Cities raise property taxes, extract hundreds of millions of euros from residents

29 January 2025

Across Europe, cities are significantly increasing property taxes, withdrawing hundreds of millions of euros from residents as local governments seek to cover budget deficits, rising infrastructure costs, and growing social expenditures. The tax hikes, implemented in several major urban centers, are sparking frustration among property owners, businesses, and housing advocates, who warn that the higher costs will further strain household finances and discourage investment in the real estate market.

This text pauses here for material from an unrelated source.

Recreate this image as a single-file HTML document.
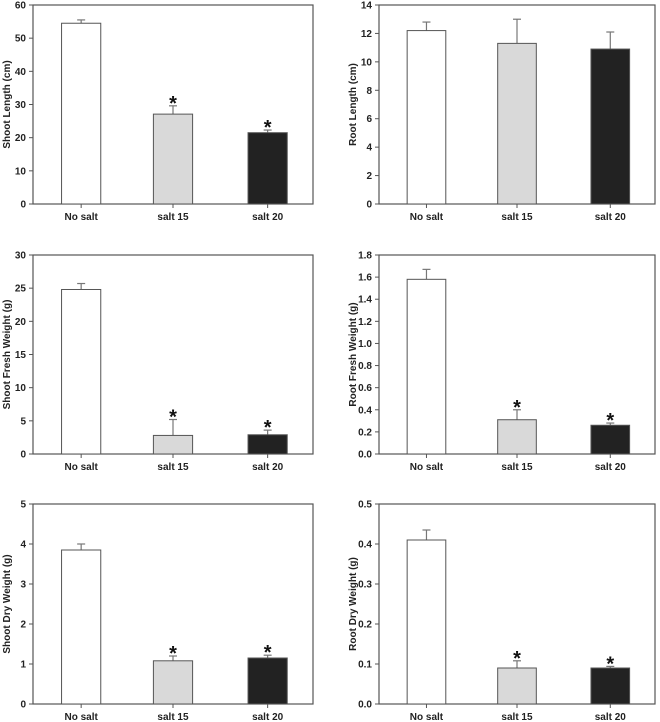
<!DOCTYPE html>
<html><head><meta charset="utf-8">
<style>
html,body{margin:0;padding:0;background:#fff;}
svg{display:block;font-family:"Liberation Sans",Arial,sans-serif;}
</style></head>
<body>
<svg id="fig" width="660" height="722" viewBox="0 0 660 722"></svg>
<script>
const categories = ["No salt","salt 15","salt 20"];
const shootLength = [54.5, 27.1, 21.5];
const shootLengthErr = [1.0, 2.5, 0.8];
const rootLength = [12.2, 11.3, 10.9];
const rootLengthErr = [0.6, 1.7, 1.2];
const shootFresh = [24.8, 2.8, 2.9];
const shootFreshErr = [0.9, 2.4, 0.7];
const rootFresh = [1.58, 0.31, 0.26];
const rootFreshErr = [0.09, 0.09, 0.02];
const shootDry = [3.85, 1.08, 1.15];
const shootDryErr = [0.15, 0.12, 0.07];
const rootDry = [0.41, 0.09, 0.09];
const rootDryErr = [0.025, 0.018, 0.004];
const sigStars = [false, true, true];
const noStars = [false, false, false];
const ticksSL = ["0","10","20","30","40","50","60"];
const ticksRL = ["0","2","4","6","8","10","12","14"];
const ticksSF = ["0","5","10","15","20","25","30"];
const ticksRF = ["0.0","0.2","0.4","0.6","0.8","1.0","1.2","1.4","1.6","1.8"];
const ticksSD = ["0","1","2","3","4","5"];
const ticksRD = ["0.0","0.1","0.2","0.3","0.4","0.5"];
const barFills = ["#ffffff","#d9d9d9","#222222"];

const NS="http://www.w3.org/2000/svg";
const svg=document.getElementById('fig');
function mk(tag,attrs,parent){const e=document.createElementNS(NS,tag);for(const k in attrs)e.setAttribute(k,attrs[k]);(parent||svg).appendChild(e);return e;}

function panel(name,x0,x1,y0,y1,ticks,title,vals,errs,stars){
  const g=mk('g',{});
  
  
  const tv=ticks.map(Number);
  const ymax=tv[tv.length-1];
  const ys=v=>y1-(v/ymax)*(y1-y0);
  const w=x1-x0;
  const xc=i=>x0+w*[0.172,0.5,0.838][i];
  const bw=w*0.14;
  const frame=mk('rect',{x:x0,y:y0,width:w,height:y1-y0,fill:'none',stroke:'#555','stroke-width':1.2},g);
  
  
  ticks.forEach((t,i)=>{
    const y=ys(tv[i]);
    mk('line',{x1:x0-4,x2:x0,y1:y,y2:y,stroke:'#555'},g);
    const tx=mk('text',{x:x0-7,y:y+3.5,'text-anchor':'end','font-size':10,'font-weight':'bold',fill:'#222'},g);
    tx.textContent=t;
    
    
  });
  const yt=mk('text',{transform:`translate(${x0-23},${(y0+y1)/2}) rotate(-90)`,'text-anchor':'middle','font-size':10,'font-weight':'bold',fill:'#222'},g);
  yt.textContent=title;
  
  
  categories.forEach((c,i)=>{
    const cx=xc(i);
    mk('line',{x1:cx,x2:cx,y1:y1,y2:y1+4,stroke:'#555'},g);
    const lb=mk('text',{x:cx,y:y1+16,'text-anchor':'middle','font-size':10,'font-weight':'bold',fill:'#222'},g);
    lb.textContent=c;
    
    
    const top=ys(vals[i]);
    const et=ys(vals[i]+errs[i]);
    const el=mk('line',{x1:cx,x2:cx,y1:top,y2:et,stroke:'#777','stroke-width':1.2},g);
    
    
    mk('line',{x1:cx-4,x2:cx+4,y1:et,y2:et,stroke:'#777','stroke-width':1.2},g);
    const b=mk('rect',{x:cx-bw/2,y:top,width:bw,height:y1-top,fill:barFills[i],stroke:'#555','stroke-width':1},g);
    
    
    if(stars[i]){
      const s=mk('text',{x:cx,y:et+4,'text-anchor':'middle','font-size':20,'font-weight':'bold',fill:'#111'},g);
      s.textContent='*';
      
      
    }
  });
}
panel('shoot-length-chart',33,313,5,204,ticksSL,'Shoot Length (cm)',shootLength,shootLengthErr,sigStars);
panel('root-length-chart',379,655,5,204,ticksRL,'Root Length (cm)',rootLength,rootLengthErr,noStars);
panel('shoot-fresh-weight-chart',33,313,255,454,ticksSF,'Shoot Fresh Weight (g)',shootFresh,shootFreshErr,sigStars);
panel('root-fresh-weight-chart',379,655,255,454,ticksRF,'Root Fresh Weight (g)',rootFresh,rootFreshErr,sigStars);
panel('shoot-dry-weight-chart',33,313,504,704,ticksSD,'Shoot Dry Weight (g)',shootDry,shootDryErr,sigStars);
panel('root-dry-weight-chart',379,655,504,704,ticksRD,'Root Dry Weight (g)',rootDry,rootDryErr,sigStars);
</script>
</body></html>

Municipalities in Germany, France, Spain, and Poland have announced double-digit increases in property tax rates, arguing that rising expenses for public services, energy costs, and social programs necessitate greater revenue collection. In Berlin, property tax rates have increased by 15%, with officials citing the need to fund affordable housing projects and improve public transportation. In Paris, local authorities have raised property tax levies by 59% over the past two years, a move they justify by pointing to mounting debt and maintenance costs for aging infrastructure.

In Warsaw, the city council has approved an 8% rise in property taxes, expected to generate an additional €120 million in revenue. Meanwhile, in Barcelona, officials are preparing for a 12% hike, which will disproportionately impact homeowners in central districts where real estate values have soared in recent years.

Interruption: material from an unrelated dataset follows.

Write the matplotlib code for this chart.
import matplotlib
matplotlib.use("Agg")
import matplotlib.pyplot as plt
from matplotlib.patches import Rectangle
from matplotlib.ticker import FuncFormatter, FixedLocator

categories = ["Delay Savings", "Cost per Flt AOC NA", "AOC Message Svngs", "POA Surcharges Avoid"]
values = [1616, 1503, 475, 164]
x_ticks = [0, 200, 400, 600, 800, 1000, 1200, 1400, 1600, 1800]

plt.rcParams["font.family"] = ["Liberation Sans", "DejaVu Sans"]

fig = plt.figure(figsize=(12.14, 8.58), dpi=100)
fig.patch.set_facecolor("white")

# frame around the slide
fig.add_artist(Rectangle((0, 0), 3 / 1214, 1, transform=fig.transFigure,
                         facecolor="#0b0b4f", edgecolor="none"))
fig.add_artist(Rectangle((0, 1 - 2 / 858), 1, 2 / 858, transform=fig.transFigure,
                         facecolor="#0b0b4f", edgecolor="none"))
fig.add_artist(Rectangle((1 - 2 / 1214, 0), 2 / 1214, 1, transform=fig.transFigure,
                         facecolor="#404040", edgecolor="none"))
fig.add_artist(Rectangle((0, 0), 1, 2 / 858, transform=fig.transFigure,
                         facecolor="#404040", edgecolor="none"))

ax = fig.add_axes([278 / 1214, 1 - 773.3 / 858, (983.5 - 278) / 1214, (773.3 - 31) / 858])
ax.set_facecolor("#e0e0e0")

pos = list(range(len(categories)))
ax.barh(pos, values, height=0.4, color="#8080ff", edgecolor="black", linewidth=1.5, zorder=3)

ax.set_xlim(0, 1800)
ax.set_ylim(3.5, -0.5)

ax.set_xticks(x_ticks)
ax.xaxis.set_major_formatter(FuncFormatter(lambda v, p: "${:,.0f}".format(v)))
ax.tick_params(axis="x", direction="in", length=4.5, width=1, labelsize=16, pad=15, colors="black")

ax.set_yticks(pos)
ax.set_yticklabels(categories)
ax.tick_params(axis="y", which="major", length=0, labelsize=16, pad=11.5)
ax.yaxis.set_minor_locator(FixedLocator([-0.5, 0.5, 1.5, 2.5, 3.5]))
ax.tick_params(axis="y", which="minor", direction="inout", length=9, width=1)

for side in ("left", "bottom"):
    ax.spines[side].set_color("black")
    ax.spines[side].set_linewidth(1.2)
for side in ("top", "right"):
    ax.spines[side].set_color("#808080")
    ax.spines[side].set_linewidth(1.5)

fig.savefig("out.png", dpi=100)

For property owners, the higher taxes are another financial burden on top of rising mortgage rates, inflation, and utility costs. Homeowners associations and small business groups argue that the new rates are being imposed without sufficient public consultation, forcing many to reconsider their long-term housing and investment plans.

“Increasing property taxes in a period of economic uncertainty and high interest rates is reckless,” said Thomas Müller, head of a property owners’ association in Munich, where tax rates are set to rise by 10% this year. “It places additional strain on middle-class families who are already struggling to cope with rising living costs.”

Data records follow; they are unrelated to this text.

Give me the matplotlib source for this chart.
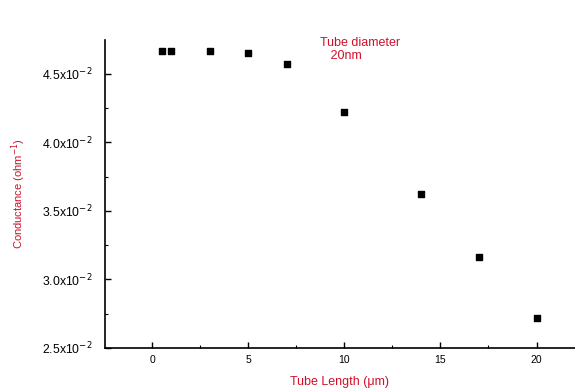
import matplotlib
matplotlib.use("Agg")
import matplotlib.pyplot as plt
from matplotlib.ticker import MultipleLocator

plt.rcParams['font.family'] = ['Liberation Sans', 'DejaVu Sans']

tube_length = [0.5, 1.0, 3.0, 5.0, 7.0, 10.0, 14.0, 17.0, 20.0]
conductance = [4.665, 4.665, 4.665, 4.655, 4.575, 4.22, 3.625, 3.165, 2.72]  # x10^-2 ohm^-1
y_ticks = [2.5, 3.0, 3.5, 4.0, 4.5]
y_tick_labels = [r'2.5x10$^{-2}$', r'3.0x10$^{-2}$', r'3.5x10$^{-2}$', r'4.0x10$^{-2}$', r'4.5x10$^{-2}$']
x_ticks = [0, 5, 10, 15, 20]

fig = plt.figure(figsize=(5.75, 3.9), dpi=100)
ax = fig.add_axes([0.1826, 0.1077, 0.8174, 0.7897])
ax.scatter(tube_length, conductance, marker='s', s=24, color='black', zorder=3)

ax.set_xlim(-2.45, 22.0)
ax.set_ylim(2.5, 4.748)
ax.set_xticks(x_ticks)
ax.xaxis.set_minor_locator(MultipleLocator(2.5))
ax.set_yticks(y_ticks)
ax.set_yticklabels(y_tick_labels)
ax.yaxis.set_minor_locator(MultipleLocator(0.25))

for s in ['top', 'right']:
    ax.spines[s].set_visible(False)
for s in ['left', 'bottom']:
    ax.spines[s].set_linewidth(1.2)

ax.tick_params(axis='both', which='major', direction='in', length=4, width=1, labelsize=7.5, pad=5)
ax.tick_params(axis='y', which='major', labelsize=8.8, pad=9)
ax.tick_params(axis='both', which='minor', direction='in', length=2, width=0.8)

ax.set_xlabel('Tube Length (\u03bcm)', color='#d0102a', fontsize=9, labelpad=8)
ax.set_ylabel('Conductance (ohm$^{-1}$)', color='#d0102a', fontsize=8, labelpad=10)

ax.text(0.457, 1.01, 'Tube diameter\n   20nm', transform=ax.transAxes, color='#d0102a',
        fontsize=9, va='top', ha='left', linespacing=1.1)

fig.savefig('out.png', dpi=100)
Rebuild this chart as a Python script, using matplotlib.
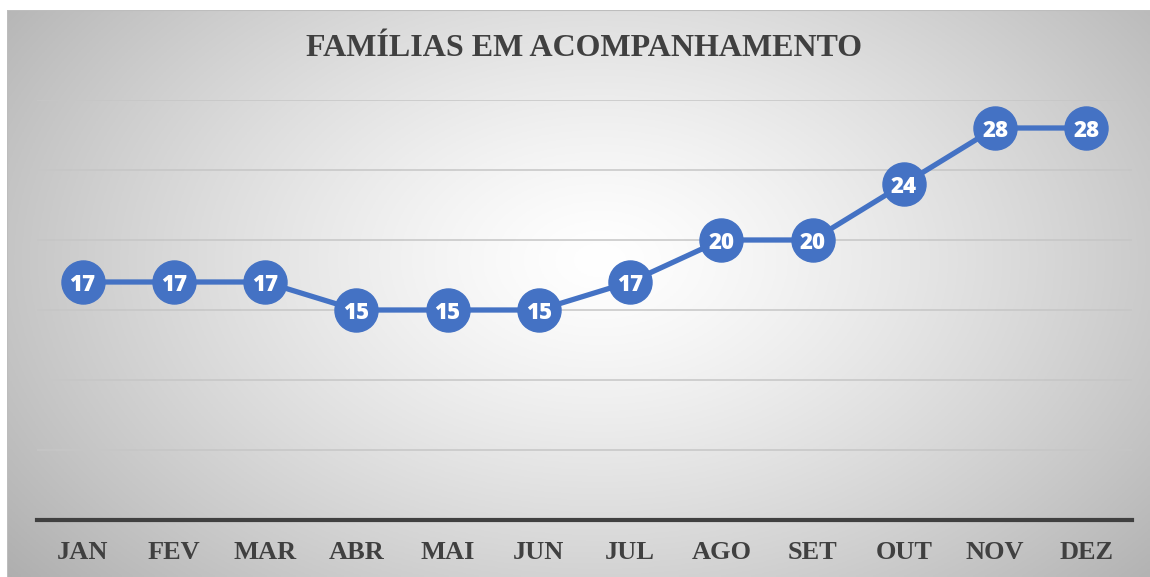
import numpy as np
import matplotlib
matplotlib.use("Agg")
import matplotlib.pyplot as plt

months = ["JAN", "FEV", "MAR", "ABR", "MAI", "JUN", "JUL", "AGO", "SET", "OUT", "NOV", "DEZ"]
familias = [17, 17, 17, 15, 15, 15, 17, 20, 20, 24, 28, 28]
title = "FAMÍLIAS EM ACOMPANHAMENTO"

W, H = 1150, 577
fig = plt.figure(figsize=(W / 100, H / 100), dpi=100)
fig.patch.set_facecolor("white")

# gradient background
bg = fig.add_axes([7 / W, 0, (W - 7) / W, (H - 10) / H])
bg.set_axis_off()
nx, ny = 400, 200
xs = np.linspace(7, W, nx)
ys = np.linspace(10, H, ny)
X, Y = np.meshgrid(xs, ys)
cx, cy = 600, 260
r = np.sqrt(((X - cx) / 640) ** 2 + ((Y - cy) / 420) ** 2)
val = 1.0 - 0.25 * np.clip(r, 0, 1.2) ** 1.3
img = np.dstack([val, val, val])
bg.imshow(img, aspect="auto", extent=[0, 1, 0, 1], origin="upper")
bg.set_xlim(0, 1)
bg.set_ylim(0, 1)
bg.axhline(1, color="#bdbdbd", lw=1.5)
bg.axvline(0, color="#bdbdbd", lw=1.5)

ax = fig.add_axes([37 / W, (H - 520) / H, 1095 / W, 420 / H])
ax.patch.set_alpha(0)
x = np.arange(len(months))
ax.set_xlim(-0.5, len(months) - 0.5)
ax.set_ylim(0, 30)
for gy in [5, 10, 15, 20, 25, 30]:
    ax.axhline(gy, color="#c6c6c6", lw=1.1, zorder=1)
for s in ["top", "left", "right"]:
    ax.spines[s].set_visible(False)
ax.spines["bottom"].set_color("#404040")
ax.spines["bottom"].set_linewidth(3)
ax.set_yticks([])
ax.set_xticks(x)
ax.set_xticklabels(months, family="Liberation Serif", fontweight="bold",
                   fontsize=19, color="#404040")
ax.tick_params(axis="x", length=0, pad=15)

ax.plot(x, familias, color="#4472C4", lw=3.8, marker="o", markersize=31,
        markerfacecolor="#4472C4", markeredgecolor="#4472C4", zorder=3,
        solid_capstyle="round")
for xi, v in zip(x, familias):
    ax.text(xi, v, str(v), ha="center", va="center_baseline", color="white",
            fontsize=16, fontweight="heavy", family=["Open Sans", "DejaVu Sans"], zorder=4)

fig.text(584 / W, 1 - 49 / H, title, ha="center", va="center",
         family="Liberation Serif", fontweight="bold", fontsize=23,
         color="#404040")

fig.savefig("out.png", dpi=100, facecolor="white")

Business groups are also warning of potential knock-on effects on commercial real estate, as landlords pass the costs on to tenants. Higher property taxes could lead to increased rents for shops, offices, and warehouses, further exacerbating the challenges faced by retailers and small enterprises.

City officials argue that higher taxes are necessary to maintain and expand essential services, including public transportation, schools, and healthcare facilities. Many municipalities have seen budget shortfalls due to lower-than-expected economic growth and declining revenues from other tax sources.

“In order to ensure the continued quality of our city’s public services and infrastructure, we need to adjust property tax rates,” said Anne Durand, deputy mayor of Lyon, where property tax rates are rising by 17%. “Without this increase, we would be forced to cut funding for vital projects.”

Despite these arguments, many residents remain skeptical. Critics claim that local governments are using property owners as an easy source of revenue, rather than seeking alternative funding solutions or cutting administrative costs.

The tax hikes could have wider economic and political repercussions, especially in cities with upcoming elections. In Madrid, opposition parties have pledged to reverse recent property tax increases, while in Warsaw, protests have erupted over the latest tax adjustments.

Real estate analysts also warn that higher taxes could slow down property sales and investment, as buyers factor in the additional costs of ownership. “Property taxes have a direct impact on the profitability of real estate investments,” noted Julia Kowalska, an economist specializing in housing markets. “If rates continue to rise, we could see a slowdown in transactions, particularly in city centers where costs are already high.”

As cities continue to raise property taxes to balance their budgets, the debate over fair taxation, public spending, and financial burden-sharing is likely to intensify. While municipalities argue that these increases are necessary for maintaining essential services, critics warn that the measures could exacerbate economic inequality and discourage homeownership and investment.

With millions of euros being extracted from property owners across Europe, the question remains: are local governments making the right fiscal decisions, or are they unfairly shifting the financial burden onto homeowners and businesses?